=== WHAT THE TASK REQUIRES ===
Reproduce the listing below exactly, beginning with its first line and ending with the line that holds "var TEXT = '#222';"; pictures are not part of the copy.

=== INPUT DATA ===

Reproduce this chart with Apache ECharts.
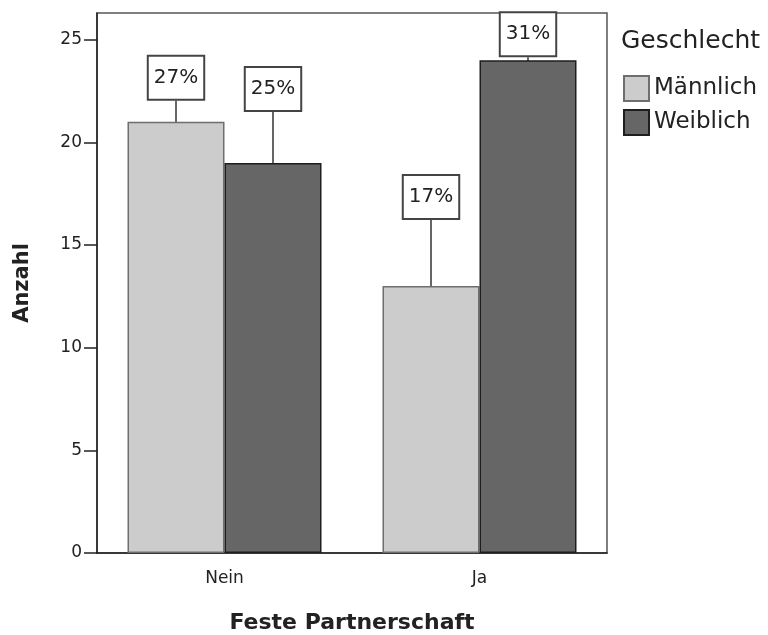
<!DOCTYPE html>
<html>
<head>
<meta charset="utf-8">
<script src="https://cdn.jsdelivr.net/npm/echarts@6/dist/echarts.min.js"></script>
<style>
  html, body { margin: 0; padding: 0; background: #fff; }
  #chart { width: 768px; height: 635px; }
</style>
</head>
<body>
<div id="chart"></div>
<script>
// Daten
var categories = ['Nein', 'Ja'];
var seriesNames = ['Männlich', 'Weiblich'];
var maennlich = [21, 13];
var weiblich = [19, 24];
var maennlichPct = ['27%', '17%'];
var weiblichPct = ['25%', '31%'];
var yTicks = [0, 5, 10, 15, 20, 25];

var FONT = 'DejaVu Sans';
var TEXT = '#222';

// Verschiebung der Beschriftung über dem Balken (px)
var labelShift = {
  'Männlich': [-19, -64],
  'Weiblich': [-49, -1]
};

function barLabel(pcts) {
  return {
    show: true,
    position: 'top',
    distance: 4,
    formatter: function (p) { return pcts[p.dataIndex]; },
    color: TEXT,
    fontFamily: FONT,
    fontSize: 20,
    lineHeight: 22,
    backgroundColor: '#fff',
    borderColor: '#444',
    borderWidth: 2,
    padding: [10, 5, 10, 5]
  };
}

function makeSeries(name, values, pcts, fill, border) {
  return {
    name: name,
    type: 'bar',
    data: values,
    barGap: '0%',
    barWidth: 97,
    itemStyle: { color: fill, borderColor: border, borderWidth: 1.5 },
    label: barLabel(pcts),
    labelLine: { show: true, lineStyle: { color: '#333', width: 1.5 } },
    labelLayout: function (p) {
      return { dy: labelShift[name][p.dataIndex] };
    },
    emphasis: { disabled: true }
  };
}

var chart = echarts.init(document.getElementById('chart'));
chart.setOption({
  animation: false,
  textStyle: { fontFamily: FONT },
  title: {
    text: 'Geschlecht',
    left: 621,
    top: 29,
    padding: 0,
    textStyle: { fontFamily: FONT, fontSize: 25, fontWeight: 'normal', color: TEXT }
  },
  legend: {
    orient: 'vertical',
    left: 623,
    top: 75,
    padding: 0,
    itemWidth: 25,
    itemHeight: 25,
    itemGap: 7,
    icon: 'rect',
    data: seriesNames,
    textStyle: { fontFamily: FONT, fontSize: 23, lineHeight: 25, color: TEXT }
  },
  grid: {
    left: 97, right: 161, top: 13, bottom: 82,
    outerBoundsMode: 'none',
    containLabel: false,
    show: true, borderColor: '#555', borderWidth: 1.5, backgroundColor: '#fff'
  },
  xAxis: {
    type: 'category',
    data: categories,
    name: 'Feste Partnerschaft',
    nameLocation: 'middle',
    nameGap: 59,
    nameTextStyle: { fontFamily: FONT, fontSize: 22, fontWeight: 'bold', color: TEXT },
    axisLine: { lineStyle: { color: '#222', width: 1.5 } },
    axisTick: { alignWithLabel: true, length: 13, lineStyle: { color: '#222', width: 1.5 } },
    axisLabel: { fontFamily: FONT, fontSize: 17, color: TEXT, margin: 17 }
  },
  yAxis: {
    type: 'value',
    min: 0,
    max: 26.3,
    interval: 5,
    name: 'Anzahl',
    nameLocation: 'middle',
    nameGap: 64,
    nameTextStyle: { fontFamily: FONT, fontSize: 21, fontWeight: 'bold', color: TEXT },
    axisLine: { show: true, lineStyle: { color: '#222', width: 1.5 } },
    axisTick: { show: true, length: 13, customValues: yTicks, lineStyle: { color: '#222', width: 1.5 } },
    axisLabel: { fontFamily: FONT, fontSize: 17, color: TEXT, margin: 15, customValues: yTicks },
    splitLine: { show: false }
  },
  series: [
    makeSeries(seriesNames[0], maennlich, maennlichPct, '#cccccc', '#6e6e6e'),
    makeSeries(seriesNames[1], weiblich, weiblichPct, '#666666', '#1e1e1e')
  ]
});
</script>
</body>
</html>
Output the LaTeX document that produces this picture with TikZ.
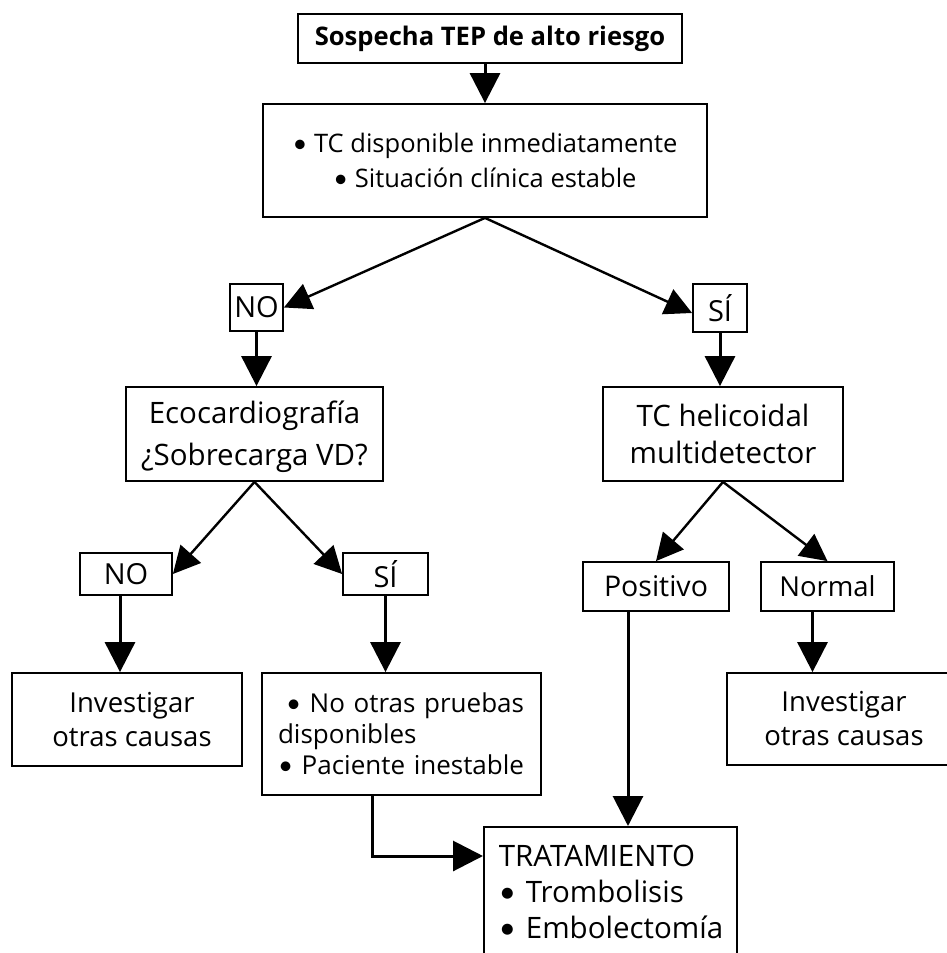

=== EXPECTED OUTPUT ===
Reproduce this chart with Apache ECharts.
<!DOCTYPE html>
<html>
<head>
<meta charset="utf-8">
<script src="https://cdn.jsdelivr.net/npm/echarts@6/dist/echarts.min.js"></script>
<style>
  html, body { margin: 0; padding: 0; background: #fff; }
  #chart { width: 768px; height: 635px; }
</style>
</head>
<body>
<div id="chart"></div>
<script>
// Daten
var categories = ['Nein', 'Ja'];
var seriesNames = ['Männlich', 'Weiblich'];
var maennlich = [21, 13];
var weiblich = [19, 24];
var maennlichPct = ['27%', '17%'];
var weiblichPct = ['25%', '31%'];
var yTicks = [0, 5, 10, 15, 20, 25];

var FONT = 'DejaVu Sans';
var TEXT = '#222';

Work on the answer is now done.